É ético jejuar, colocando a própria vida em perigo, em nome de uma causa? O jejum de Dom Cappio é um ato religioso ou um ato político? Se é um ato político, não estará o Bispo usando a força simbólica do solidéu para invadir esfera que não lhe compete, atitude que o colocaria em desacordo com a Ética?
Vamos tentar colocar pistas para o exame destas questões.
Expor a vida a perigo, na defesa de uma causa, não afronta a Ética. Mártires de todos os tempos ofereceram o próprio sangue em holocausto, por fidelidade à Fé. E não apenas nos arraiais do Cristianismo aceitou-se a idéia de que a causa pode sobrepujar a vida. Lembremo-nos do Mahatma Gandhi, apóstolo da resistência civil, que jejuou muitas vezes e ameaçou jejuar até a morte para conquistar a liberdade para seu povo.
O jejum de Dom Cappio é um ato religioso com repercussão na política. É um gesto extremo de dedicação, zelo, amor, compaixão por sua gente.
Os motivos que justificam a atitude do Bispo são motivos éticos. Segundo suas palavras, o projeto de transposição das águas do São Francisco é socialmente injusto. A água a ser transposta é destinada aos grandes empresários, vai passar muito distante das comunidades que realmente necessitam dela. É um projeto ecologicamente insustentável porque vai sacrificar um rio que precisa ser urgentemente revitalizado. Atenta contra a Ética porque transformará a água em objeto de compra e venda quando, na verdade, a água é um bem essencial que não se pode transformar em barganha de mercado.
Dom Cappio não está praticando um ato solitário. Caravanas e mais caravanas de nordestinos estão indo ao seu encontro para emprestar apoio a sua luta.
Como escreveu Gey Espinheira, professor do Departamento de Sociologia da Universidade Federal da Bahia, “a fome do bispo é a nossa fome de sinceridade, de liberdade, de justiça; a fome do bispo é a sede que todas as águas do São Francisco não saciarão”.

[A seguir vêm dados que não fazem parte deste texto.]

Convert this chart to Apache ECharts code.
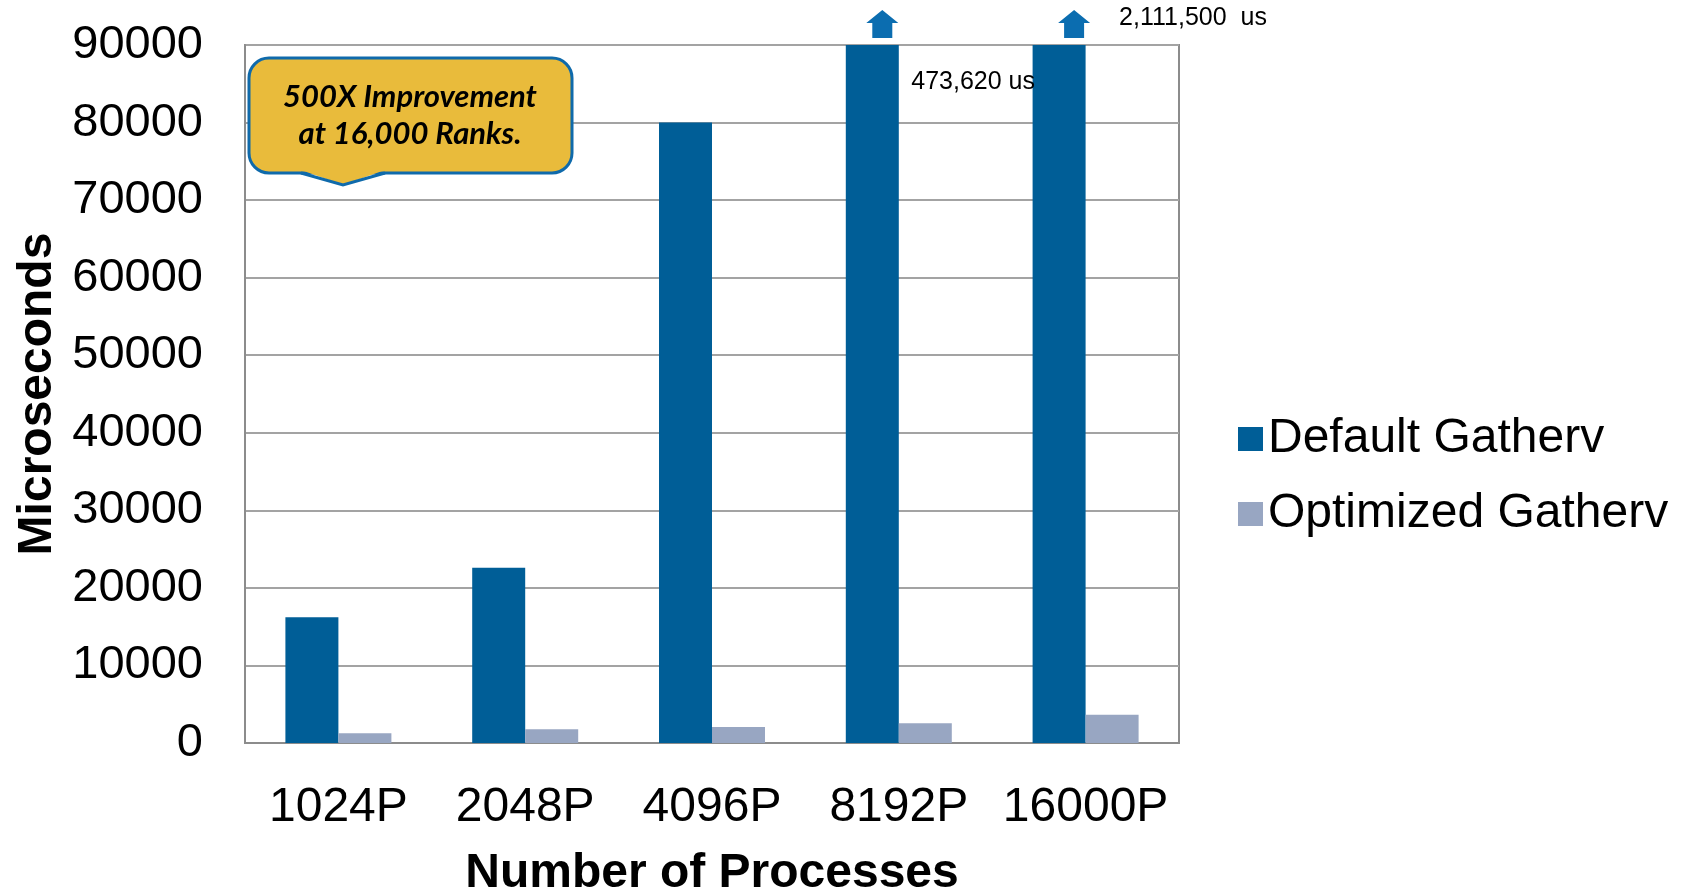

A Conferência Nacional dos Bispos do Brasil está convidando as comunidades cristãs e pessoas de boa vontade a se unirem em jejum e oração a dom Luiz Cappio, em solidariedade à causa por ele defendida.
É contra a Ética que se faça a transposição sem ouvir as comunidades atingidas. Ajusta-se ao caso a consulta plebiscitária que a Constituição Federal prevê no seu artigo 14. As populações envolvidas é que devem dizer se querem a transposição, é que devem discutir as melhores alternativas de abastecimento hídrico para o Nordeste.
Fora disso é o primado do autoritarismo que o povo sepultou com a Constituição cidadã de 1988 e que não pode voltar por caminhos transversos e por razões nada éticas.
João Baptista Herkenhoff é Livre-Docente da Universidade Federal do Espírito Santo – professor do Mestrado em Direito e escritor.